In June 2013, the Forum released an initial report that took a broad view of 10 cities that had undertaken large-scale efforts to deliver arts education. The second report hones in on four initiatives that may be particularly relevant to Milwaukee: Boston's BPS Arts Expansion Initiative, Dallas' Big Thought, Denver's Think 360 Arts, and Portland's The Right Brain Initiative.

 

Among its observations, the report finds that the four cities are characterized by the following structural success factors:

  • Widespread community engagement that strategically elicits the input and offerings of at least three sets of stakeholders: top civic leadership; arts and educational institutions; and grassroots constituents such as parents, teachers, and teaching artists.
  • Civic leader champions such as mayors, school district superintendents, and school board members.
  • A "backbone" structure to help carry the community's vision and to coordinate the overall effort, usually in close partnership with but external to the major school district.
  • Shared governance and accountability that is exercised through a number of different avenues from decision-making executive bodies, to working committees, to the use of formal agreements and contracts.
  • Data-driven advocacy and strategic planning that often includes a community-wide inventory that identifies arts education offerings and monitors access.
  • School district commitment and leadership including vocal support from the superintendent and robust financial investments in arts education staffing, external partnerships, professional development, and curriculum development.
  • Meaningful evaluation and shared measurement practices that show a commitment to engage and invest in ongoing evaluation of program effectiveness and impact.
  • Capacity to overcome common challenges to collective action related to the financial and political constraints on schools, districts, and arts providers.

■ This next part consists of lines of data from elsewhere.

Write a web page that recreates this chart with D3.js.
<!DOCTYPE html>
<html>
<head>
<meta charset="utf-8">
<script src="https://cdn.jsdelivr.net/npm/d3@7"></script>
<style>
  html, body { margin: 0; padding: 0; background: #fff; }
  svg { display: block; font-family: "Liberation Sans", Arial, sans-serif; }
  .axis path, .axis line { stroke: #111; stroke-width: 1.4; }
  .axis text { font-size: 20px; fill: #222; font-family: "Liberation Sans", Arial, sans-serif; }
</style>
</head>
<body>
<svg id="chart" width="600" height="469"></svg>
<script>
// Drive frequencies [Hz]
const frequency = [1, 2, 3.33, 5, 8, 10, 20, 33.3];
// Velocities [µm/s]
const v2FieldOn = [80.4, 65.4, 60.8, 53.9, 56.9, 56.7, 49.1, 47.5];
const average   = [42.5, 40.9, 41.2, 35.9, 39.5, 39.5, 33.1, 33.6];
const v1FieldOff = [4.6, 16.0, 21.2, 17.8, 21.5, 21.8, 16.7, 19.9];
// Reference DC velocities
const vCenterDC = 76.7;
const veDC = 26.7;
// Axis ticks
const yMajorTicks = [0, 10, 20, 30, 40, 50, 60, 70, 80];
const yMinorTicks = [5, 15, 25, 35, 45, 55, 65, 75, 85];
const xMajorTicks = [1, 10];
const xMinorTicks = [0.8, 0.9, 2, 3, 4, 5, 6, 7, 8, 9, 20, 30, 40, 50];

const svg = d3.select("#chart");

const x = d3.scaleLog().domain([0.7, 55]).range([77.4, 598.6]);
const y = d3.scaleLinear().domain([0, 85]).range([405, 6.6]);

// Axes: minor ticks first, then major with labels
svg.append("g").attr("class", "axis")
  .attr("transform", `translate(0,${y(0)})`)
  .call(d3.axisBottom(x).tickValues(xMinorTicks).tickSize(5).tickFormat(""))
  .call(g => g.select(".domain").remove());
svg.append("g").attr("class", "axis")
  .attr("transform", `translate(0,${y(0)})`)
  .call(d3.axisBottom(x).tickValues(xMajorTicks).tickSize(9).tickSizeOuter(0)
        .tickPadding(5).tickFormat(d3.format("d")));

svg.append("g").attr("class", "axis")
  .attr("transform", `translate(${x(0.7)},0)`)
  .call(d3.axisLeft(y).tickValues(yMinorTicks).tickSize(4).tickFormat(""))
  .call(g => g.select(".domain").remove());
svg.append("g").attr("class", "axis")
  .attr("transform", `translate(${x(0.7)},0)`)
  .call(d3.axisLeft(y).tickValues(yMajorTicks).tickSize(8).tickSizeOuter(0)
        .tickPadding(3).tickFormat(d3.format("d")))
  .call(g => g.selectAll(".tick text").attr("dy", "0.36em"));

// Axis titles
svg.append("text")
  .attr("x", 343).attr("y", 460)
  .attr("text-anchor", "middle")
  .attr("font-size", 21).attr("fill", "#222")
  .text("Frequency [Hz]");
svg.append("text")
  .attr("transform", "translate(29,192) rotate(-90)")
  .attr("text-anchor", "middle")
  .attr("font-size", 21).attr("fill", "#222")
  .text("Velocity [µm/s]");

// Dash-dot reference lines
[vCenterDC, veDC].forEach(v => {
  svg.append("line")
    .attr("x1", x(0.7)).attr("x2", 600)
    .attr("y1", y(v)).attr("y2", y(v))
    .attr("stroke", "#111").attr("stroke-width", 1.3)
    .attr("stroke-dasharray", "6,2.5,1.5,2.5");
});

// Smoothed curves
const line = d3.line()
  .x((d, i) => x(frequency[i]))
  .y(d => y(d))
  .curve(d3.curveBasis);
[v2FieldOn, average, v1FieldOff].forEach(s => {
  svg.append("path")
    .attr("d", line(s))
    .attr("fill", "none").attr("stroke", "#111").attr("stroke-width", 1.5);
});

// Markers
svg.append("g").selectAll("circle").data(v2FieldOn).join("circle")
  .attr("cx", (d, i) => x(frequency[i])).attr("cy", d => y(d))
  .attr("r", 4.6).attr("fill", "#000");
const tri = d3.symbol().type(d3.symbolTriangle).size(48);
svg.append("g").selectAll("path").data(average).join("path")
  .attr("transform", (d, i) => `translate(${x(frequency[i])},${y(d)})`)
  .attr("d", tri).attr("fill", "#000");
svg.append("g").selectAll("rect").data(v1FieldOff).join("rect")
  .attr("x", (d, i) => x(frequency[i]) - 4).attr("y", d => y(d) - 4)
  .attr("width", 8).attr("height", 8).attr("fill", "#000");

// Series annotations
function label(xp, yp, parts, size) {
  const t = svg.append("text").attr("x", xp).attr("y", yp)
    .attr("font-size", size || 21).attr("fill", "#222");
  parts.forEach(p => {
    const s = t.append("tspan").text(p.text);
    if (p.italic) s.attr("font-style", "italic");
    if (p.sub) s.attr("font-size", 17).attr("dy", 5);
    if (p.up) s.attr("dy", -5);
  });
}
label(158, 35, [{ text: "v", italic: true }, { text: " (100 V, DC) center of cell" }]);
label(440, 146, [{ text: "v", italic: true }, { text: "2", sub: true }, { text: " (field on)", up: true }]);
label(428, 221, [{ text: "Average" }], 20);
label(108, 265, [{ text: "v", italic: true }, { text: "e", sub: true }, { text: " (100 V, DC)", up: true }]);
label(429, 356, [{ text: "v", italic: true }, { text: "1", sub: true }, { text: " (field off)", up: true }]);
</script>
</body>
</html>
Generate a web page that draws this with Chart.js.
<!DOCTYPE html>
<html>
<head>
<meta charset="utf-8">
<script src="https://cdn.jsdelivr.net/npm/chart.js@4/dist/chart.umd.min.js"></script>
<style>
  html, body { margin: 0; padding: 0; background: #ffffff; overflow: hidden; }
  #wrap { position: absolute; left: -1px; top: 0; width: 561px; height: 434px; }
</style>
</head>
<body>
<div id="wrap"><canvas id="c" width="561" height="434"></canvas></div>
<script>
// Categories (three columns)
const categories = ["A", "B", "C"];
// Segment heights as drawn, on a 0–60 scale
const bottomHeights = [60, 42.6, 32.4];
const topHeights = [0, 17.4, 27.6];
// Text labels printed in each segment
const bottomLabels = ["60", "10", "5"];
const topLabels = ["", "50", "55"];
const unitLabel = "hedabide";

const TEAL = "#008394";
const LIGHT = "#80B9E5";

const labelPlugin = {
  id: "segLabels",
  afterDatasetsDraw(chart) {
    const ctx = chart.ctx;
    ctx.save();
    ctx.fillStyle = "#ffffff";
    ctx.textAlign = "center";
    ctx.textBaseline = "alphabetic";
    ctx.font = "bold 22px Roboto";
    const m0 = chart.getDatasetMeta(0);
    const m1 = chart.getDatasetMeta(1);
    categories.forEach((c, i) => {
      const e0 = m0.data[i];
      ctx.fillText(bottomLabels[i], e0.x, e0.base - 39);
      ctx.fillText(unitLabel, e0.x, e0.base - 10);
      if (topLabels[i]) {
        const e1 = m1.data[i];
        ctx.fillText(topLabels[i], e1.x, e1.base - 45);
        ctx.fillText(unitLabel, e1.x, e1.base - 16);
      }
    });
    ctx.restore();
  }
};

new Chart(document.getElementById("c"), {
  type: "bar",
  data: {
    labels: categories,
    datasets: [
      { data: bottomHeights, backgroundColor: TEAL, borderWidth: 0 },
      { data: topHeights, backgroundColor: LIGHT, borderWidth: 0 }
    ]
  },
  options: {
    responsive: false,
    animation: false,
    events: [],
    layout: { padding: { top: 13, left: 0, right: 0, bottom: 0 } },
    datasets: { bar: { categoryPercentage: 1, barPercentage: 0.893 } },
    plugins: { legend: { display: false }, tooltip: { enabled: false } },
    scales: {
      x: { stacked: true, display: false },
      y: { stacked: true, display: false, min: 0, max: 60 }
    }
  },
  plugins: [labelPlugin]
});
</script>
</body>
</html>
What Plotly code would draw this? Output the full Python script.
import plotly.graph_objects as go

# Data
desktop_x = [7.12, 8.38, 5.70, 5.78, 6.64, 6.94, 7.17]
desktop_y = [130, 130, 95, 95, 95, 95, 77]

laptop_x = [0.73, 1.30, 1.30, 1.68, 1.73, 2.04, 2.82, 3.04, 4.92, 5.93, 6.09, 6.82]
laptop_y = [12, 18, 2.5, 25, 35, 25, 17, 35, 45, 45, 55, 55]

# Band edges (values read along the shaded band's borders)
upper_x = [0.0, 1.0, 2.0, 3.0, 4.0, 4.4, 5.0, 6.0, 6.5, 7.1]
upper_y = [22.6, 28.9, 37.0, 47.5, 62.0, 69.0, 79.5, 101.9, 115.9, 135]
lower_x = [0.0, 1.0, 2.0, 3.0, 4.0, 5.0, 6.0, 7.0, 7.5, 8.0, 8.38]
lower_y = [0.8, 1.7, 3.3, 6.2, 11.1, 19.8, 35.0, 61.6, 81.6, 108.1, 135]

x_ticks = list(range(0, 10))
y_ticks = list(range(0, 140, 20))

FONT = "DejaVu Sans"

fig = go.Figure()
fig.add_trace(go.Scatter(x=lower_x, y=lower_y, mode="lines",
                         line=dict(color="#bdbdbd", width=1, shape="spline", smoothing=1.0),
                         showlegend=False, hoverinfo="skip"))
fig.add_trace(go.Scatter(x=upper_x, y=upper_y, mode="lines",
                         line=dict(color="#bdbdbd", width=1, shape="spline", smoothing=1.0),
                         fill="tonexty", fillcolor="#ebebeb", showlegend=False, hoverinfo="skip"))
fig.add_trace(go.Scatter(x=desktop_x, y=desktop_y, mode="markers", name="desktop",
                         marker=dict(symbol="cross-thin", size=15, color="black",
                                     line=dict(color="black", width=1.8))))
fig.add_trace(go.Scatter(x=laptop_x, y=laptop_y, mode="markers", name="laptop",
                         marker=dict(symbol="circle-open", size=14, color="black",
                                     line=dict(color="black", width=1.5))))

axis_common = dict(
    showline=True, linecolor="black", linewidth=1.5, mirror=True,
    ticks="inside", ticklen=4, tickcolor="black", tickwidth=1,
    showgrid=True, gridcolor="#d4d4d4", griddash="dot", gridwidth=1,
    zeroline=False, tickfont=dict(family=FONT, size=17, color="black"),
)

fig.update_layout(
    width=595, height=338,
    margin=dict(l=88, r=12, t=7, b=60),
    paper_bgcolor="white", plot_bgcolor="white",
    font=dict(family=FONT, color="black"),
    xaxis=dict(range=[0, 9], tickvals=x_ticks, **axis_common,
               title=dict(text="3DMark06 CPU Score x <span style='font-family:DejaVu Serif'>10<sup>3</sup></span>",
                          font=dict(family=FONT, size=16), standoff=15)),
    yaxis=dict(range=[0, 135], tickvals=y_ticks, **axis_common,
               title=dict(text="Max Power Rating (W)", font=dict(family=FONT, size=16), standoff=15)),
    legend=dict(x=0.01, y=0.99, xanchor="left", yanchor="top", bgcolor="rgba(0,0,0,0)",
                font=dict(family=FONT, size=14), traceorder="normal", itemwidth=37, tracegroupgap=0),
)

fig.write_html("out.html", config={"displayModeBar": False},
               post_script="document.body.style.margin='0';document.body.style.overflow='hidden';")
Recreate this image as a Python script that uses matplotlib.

The report uses these insights into other cities' large-scale arts education initiatives to assess arts education as it exists on the ground in Milwaukee today.

 

"Over the last decade or so, Milwaukee, like other cities, has seen resources for the arts in public schools slashed amid drastic cuts in the number of school art teachers," says Chapman. "To cope with this, schools and school districts have turned to the community's rich array of external arts organizations and teaching artists to bring the arts into classrooms. But this approach is fragmented and has been insufficient to provide equitable access to arts education."

 

Despite that overall assessment, the report finds several assets that could form the basis for a community-wide arts education initiative in Milwaukee, including the commitment of the outgoing MPS superintendent and current Milwaukee Board of School Directors; strong out-of-school time efforts at MPS and other providers; arts specialty schools throughout the city; networks of artists and teaching artists that could play a potential role; an effort to restore funding for arts specialists across MPS; committed private funders; and a vast array of arts program and professional development providers.